[Given data start]

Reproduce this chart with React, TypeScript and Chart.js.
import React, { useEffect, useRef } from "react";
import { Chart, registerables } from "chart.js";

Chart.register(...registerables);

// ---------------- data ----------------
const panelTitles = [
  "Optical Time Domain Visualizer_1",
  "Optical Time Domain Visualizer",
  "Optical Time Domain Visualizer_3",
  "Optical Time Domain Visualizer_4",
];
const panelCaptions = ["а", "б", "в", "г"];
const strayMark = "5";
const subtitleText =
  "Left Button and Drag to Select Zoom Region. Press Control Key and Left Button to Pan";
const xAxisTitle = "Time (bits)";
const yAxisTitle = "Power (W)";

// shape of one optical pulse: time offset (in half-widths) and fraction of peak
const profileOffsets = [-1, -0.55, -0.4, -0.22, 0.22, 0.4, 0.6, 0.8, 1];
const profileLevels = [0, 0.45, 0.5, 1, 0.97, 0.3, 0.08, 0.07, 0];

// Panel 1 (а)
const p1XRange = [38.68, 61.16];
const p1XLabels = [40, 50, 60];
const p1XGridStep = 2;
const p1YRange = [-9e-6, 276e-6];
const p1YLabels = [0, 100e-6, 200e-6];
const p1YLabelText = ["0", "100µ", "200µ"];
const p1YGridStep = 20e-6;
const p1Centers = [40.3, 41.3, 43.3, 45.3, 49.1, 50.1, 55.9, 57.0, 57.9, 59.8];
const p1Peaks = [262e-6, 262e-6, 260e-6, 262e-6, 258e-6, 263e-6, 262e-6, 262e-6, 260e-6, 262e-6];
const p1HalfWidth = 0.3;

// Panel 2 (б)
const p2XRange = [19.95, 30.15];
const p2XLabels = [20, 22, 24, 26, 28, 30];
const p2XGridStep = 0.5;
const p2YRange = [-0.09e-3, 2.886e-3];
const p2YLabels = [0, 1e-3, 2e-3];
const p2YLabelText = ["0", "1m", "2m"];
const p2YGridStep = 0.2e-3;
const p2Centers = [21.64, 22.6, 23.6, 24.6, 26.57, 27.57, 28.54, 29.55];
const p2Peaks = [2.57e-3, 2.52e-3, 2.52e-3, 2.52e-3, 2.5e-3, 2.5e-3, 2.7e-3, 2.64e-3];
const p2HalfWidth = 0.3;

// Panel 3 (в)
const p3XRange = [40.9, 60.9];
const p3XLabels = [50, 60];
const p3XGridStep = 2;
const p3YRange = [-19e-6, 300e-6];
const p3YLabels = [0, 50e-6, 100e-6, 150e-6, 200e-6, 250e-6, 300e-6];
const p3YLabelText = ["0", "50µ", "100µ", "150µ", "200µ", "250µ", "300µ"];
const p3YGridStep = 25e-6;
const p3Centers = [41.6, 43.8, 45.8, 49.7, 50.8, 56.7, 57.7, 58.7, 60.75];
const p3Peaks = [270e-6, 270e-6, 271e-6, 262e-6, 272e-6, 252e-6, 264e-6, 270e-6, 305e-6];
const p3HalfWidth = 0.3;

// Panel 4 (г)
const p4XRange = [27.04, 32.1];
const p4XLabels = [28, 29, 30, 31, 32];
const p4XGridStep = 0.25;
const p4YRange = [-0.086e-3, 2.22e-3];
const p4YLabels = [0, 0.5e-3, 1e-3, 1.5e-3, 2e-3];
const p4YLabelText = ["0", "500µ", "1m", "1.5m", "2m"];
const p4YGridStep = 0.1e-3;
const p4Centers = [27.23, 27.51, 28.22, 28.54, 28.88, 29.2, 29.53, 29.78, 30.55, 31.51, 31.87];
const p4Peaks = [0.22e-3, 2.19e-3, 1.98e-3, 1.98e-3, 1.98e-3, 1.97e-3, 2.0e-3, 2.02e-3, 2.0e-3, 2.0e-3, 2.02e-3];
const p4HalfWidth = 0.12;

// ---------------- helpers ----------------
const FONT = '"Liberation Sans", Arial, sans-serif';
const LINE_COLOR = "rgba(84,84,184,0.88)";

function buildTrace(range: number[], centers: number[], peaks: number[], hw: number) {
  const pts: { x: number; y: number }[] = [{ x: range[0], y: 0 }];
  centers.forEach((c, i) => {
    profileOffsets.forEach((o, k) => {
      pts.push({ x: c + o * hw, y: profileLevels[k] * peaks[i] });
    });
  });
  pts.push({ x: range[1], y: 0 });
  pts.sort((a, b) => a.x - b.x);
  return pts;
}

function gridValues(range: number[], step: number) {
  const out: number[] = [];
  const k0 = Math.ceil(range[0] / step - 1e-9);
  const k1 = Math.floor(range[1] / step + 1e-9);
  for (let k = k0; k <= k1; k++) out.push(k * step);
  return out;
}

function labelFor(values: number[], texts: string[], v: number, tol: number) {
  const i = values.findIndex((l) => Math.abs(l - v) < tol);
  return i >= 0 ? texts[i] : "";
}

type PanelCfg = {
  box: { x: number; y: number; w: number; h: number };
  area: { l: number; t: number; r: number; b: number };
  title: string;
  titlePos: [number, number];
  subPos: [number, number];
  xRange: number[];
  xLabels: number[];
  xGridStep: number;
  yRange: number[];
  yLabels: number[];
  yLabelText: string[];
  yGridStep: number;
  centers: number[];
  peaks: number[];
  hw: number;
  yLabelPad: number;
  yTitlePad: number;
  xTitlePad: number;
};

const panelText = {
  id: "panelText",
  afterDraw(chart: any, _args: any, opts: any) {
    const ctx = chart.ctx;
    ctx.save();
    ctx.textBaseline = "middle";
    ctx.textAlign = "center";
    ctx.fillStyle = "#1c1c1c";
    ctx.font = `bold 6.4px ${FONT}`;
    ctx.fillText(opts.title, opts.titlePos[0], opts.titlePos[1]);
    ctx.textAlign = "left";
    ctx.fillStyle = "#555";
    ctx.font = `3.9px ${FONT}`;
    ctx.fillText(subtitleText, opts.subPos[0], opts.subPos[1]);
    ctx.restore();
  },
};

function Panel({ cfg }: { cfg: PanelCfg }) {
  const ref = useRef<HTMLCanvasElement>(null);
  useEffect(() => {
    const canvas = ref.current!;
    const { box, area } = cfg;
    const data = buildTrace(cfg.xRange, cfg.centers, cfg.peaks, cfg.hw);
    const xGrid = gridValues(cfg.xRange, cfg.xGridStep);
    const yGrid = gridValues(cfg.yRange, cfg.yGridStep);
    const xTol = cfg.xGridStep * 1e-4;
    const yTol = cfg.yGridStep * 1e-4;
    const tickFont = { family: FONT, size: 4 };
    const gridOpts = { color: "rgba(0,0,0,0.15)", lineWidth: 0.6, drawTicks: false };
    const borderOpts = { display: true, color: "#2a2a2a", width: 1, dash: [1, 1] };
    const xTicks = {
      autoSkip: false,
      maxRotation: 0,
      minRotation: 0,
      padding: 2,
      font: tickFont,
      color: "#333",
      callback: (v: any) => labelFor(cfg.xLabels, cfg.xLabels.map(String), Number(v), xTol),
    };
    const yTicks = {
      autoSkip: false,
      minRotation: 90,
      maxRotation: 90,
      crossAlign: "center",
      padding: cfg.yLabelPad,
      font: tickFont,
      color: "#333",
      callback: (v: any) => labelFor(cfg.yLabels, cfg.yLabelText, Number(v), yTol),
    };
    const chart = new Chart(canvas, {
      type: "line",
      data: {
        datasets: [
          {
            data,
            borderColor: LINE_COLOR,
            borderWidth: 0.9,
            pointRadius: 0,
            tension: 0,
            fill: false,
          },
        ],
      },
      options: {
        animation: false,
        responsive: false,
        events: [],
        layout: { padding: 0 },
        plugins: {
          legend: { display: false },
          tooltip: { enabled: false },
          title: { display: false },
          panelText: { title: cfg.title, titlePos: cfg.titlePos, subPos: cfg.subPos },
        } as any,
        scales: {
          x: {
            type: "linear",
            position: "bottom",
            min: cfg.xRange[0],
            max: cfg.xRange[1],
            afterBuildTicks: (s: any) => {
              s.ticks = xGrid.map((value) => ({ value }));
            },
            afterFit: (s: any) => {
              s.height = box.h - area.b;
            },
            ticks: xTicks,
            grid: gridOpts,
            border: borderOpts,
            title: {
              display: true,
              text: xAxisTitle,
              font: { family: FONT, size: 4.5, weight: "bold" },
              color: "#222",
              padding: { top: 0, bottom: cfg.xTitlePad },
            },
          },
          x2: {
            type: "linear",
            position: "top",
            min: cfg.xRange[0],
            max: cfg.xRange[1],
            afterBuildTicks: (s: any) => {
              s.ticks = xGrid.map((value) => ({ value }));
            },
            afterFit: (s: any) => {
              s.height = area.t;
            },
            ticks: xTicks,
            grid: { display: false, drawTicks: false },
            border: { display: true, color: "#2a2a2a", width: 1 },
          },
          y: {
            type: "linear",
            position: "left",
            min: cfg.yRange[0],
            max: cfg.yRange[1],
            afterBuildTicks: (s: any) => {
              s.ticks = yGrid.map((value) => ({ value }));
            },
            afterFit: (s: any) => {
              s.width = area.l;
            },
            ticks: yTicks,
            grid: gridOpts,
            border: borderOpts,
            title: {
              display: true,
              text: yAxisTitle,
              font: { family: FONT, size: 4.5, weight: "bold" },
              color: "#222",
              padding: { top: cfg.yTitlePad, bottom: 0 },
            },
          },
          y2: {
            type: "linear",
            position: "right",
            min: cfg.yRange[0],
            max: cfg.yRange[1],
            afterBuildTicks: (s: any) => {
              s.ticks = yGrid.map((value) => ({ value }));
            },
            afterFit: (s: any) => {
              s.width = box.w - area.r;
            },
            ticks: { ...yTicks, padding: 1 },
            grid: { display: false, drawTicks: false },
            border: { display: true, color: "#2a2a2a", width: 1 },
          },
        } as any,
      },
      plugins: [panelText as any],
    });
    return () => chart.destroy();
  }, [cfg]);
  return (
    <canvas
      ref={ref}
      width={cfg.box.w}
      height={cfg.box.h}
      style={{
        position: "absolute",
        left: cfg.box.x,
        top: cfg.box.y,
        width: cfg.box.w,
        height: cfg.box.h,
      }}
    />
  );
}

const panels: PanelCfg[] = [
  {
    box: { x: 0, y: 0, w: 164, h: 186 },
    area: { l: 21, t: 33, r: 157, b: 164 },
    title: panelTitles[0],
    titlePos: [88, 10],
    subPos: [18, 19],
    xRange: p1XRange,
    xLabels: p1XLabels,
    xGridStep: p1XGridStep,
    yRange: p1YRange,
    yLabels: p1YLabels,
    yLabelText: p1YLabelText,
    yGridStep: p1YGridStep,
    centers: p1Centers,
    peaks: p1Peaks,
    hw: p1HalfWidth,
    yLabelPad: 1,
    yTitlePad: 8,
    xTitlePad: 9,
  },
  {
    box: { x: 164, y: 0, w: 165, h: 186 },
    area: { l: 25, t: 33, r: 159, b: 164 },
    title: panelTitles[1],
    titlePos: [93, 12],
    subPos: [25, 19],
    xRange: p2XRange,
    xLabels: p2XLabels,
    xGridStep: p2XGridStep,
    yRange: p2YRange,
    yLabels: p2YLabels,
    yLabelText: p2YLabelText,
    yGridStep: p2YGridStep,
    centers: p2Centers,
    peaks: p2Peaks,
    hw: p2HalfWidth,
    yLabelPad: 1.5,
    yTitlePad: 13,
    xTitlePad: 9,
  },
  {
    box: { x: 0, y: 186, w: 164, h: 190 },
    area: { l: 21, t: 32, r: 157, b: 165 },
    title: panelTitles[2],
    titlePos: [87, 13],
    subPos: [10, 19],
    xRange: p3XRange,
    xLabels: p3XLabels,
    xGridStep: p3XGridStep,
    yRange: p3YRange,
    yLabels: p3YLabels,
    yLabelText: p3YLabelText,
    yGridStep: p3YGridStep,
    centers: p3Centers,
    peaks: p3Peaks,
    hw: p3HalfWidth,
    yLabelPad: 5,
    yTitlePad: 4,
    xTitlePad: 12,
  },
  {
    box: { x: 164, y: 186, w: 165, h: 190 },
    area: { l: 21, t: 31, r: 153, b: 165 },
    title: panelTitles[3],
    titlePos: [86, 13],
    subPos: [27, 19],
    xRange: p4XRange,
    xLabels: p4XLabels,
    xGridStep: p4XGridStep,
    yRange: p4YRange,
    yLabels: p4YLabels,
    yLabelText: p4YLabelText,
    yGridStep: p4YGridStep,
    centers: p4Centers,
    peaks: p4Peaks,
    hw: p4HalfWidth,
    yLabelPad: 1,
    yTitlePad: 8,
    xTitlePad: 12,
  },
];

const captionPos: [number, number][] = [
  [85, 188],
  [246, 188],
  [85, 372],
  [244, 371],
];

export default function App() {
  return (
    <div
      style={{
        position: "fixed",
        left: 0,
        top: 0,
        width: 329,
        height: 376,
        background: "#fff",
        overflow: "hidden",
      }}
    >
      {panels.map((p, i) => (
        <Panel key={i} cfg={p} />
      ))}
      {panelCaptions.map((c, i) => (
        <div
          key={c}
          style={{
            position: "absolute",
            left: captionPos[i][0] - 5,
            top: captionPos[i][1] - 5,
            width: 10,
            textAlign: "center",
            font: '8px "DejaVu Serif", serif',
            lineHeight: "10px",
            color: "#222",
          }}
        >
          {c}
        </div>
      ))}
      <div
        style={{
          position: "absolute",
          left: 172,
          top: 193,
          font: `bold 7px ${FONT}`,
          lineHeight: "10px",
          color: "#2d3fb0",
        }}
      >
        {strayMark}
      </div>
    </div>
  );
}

[Given data end]

Given instruction:
Copy, please, exactly the lines that start at the first line of the data and end at the line containing "Chart.register(...registerables);", both kept and no others.

Final answer:
Reproduce this chart with React, TypeScript and Chart.js.
import React, { useEffect, useRef } from "react";
import { Chart, registerables } from "chart.js";

Chart.register(...registerables);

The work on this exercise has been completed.